» **DATASET ROWS**:
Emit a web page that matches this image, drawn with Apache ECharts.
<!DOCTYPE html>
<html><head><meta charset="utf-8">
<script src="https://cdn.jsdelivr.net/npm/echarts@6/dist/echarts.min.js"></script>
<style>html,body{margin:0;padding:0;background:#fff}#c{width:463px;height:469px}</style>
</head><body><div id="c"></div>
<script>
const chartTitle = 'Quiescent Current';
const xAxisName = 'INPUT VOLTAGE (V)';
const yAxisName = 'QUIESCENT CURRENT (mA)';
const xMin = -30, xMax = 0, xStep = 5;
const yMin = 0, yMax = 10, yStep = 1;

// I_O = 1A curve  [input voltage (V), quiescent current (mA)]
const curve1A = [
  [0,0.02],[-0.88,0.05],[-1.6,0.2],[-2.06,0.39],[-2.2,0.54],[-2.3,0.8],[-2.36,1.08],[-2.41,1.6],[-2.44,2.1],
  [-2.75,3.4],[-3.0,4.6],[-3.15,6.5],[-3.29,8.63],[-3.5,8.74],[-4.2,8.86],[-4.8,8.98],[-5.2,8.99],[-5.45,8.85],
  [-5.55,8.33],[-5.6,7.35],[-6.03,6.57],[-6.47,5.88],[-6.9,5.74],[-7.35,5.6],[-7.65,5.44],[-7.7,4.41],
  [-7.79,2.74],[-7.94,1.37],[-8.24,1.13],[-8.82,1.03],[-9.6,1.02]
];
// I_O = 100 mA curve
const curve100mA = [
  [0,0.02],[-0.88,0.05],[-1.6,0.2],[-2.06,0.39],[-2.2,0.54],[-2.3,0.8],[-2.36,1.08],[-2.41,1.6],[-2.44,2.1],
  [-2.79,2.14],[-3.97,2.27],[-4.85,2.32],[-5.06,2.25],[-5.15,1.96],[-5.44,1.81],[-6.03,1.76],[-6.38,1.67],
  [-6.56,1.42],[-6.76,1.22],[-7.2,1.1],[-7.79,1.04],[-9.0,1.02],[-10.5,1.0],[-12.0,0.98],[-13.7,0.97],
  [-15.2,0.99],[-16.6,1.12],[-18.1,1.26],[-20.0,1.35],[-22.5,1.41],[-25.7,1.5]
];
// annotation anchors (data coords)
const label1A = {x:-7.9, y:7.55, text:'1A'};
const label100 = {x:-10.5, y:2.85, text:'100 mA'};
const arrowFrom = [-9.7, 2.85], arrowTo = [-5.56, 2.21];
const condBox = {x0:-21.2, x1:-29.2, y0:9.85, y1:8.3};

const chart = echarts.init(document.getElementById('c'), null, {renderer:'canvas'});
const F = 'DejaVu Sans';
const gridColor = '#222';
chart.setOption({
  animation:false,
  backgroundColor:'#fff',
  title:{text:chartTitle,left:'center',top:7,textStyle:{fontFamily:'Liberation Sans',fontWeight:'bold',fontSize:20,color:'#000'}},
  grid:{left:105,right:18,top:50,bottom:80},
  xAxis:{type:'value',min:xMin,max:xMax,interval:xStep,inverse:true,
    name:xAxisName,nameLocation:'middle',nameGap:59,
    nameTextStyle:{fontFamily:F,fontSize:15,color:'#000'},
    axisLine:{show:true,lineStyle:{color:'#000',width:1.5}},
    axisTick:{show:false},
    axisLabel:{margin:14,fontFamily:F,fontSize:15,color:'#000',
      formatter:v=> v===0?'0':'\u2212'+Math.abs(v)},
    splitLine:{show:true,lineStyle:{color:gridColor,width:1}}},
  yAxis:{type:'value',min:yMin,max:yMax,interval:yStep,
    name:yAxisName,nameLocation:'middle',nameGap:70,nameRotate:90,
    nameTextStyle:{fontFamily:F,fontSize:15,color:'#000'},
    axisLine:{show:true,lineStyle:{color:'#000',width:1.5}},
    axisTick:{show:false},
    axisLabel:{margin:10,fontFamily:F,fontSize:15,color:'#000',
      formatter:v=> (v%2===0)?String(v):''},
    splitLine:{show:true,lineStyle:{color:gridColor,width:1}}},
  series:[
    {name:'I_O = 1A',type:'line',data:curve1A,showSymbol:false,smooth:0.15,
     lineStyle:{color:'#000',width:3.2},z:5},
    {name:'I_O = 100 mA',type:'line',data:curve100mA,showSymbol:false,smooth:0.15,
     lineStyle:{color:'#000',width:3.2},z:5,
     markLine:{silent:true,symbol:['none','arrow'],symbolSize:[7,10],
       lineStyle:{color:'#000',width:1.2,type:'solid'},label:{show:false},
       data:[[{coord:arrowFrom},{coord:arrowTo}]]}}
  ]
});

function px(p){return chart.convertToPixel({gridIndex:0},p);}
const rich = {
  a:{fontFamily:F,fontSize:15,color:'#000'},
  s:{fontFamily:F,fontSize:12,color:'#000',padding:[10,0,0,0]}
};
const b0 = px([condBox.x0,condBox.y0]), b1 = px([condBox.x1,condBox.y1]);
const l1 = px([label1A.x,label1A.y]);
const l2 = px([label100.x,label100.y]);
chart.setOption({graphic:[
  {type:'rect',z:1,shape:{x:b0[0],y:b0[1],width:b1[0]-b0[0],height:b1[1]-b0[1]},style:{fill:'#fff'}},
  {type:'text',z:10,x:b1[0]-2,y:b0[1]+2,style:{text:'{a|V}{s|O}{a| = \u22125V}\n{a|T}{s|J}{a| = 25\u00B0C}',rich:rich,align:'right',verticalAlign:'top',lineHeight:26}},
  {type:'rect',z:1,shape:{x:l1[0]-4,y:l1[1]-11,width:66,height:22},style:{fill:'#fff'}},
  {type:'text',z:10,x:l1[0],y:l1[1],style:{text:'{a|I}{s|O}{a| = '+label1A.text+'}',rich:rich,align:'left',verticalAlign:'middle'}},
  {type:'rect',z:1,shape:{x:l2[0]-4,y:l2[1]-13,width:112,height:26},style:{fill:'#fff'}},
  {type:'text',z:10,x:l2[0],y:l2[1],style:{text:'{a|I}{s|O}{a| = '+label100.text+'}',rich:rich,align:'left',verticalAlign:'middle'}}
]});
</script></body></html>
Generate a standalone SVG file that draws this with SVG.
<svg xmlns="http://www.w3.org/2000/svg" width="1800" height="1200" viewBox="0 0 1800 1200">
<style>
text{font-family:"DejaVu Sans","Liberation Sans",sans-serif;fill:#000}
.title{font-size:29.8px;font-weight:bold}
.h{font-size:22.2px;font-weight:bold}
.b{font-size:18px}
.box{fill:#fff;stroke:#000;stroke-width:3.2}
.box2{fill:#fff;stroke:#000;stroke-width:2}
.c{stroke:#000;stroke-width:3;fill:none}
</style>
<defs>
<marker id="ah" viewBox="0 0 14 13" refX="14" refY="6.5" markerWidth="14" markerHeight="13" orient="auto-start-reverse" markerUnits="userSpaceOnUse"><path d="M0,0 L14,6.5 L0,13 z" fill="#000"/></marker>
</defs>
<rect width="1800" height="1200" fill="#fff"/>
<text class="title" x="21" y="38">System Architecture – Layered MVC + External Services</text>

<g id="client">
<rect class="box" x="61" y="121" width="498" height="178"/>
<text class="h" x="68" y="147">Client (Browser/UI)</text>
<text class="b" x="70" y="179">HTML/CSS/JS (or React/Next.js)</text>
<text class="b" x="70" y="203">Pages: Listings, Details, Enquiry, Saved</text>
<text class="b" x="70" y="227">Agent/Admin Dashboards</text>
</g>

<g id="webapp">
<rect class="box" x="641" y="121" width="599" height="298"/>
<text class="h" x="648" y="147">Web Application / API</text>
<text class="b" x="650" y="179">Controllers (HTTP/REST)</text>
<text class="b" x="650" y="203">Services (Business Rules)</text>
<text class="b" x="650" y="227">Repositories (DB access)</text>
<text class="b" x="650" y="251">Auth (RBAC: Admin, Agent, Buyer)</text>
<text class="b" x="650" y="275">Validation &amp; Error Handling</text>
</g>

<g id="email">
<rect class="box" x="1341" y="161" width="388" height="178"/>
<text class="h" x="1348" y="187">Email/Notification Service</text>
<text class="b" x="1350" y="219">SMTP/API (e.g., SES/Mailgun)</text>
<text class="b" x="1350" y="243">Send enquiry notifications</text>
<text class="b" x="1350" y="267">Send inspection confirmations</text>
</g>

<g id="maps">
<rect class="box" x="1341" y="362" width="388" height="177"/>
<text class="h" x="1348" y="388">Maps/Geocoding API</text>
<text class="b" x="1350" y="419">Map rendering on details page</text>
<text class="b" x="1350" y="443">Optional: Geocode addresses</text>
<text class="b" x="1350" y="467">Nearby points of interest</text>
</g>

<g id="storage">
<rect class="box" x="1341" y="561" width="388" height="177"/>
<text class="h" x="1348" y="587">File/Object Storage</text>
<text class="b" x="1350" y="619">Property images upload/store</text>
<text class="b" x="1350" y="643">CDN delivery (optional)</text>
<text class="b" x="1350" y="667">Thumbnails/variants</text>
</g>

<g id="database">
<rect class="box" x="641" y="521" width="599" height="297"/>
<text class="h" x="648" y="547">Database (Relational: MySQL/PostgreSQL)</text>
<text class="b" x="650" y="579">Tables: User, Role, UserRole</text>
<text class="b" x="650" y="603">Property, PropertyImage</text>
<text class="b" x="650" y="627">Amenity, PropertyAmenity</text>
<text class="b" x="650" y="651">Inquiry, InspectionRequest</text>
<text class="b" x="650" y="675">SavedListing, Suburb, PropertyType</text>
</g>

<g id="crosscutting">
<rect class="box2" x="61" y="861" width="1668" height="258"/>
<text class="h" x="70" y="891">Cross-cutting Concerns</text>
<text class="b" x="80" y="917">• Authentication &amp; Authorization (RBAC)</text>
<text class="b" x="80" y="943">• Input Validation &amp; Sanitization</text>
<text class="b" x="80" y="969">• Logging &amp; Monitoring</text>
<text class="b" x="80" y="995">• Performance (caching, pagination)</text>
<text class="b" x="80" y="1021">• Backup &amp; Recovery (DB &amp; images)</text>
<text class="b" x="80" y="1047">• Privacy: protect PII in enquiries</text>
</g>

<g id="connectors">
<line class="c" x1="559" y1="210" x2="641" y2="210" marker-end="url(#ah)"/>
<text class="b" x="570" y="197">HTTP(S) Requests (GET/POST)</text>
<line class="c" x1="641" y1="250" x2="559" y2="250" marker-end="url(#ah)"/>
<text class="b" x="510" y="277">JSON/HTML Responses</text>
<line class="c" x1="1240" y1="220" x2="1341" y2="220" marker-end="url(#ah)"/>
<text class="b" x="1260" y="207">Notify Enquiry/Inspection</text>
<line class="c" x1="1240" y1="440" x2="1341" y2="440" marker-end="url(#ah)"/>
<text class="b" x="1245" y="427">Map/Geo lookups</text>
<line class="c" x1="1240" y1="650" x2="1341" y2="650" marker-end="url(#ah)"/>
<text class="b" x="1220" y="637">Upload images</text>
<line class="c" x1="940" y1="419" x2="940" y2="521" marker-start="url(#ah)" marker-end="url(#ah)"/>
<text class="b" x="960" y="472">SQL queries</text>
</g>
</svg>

» **EXERCISE INSTRUCTIONS**:
Write out, unaltered, the lines from the opening of the listing through the line that includes "const yMin = 0, yMax = 10, yStep = 1;".

» **FINAL ANSWER**:
Emit a web page that matches this image, drawn with Apache ECharts.
<!DOCTYPE html>
<html><head><meta charset="utf-8">
<script src="https://cdn.jsdelivr.net/npm/echarts@6/dist/echarts.min.js"></script>
<style>html,body{margin:0;padding:0;background:#fff}#c{width:463px;height:469px}</style>
</head><body><div id="c"></div>
<script>
const chartTitle = 'Quiescent Current';
const xAxisName = 'INPUT VOLTAGE (V)';
const yAxisName = 'QUIESCENT CURRENT (mA)';
const xMin = -30, xMax = 0, xStep = 5;
const yMin = 0, yMax = 10, yStep = 1;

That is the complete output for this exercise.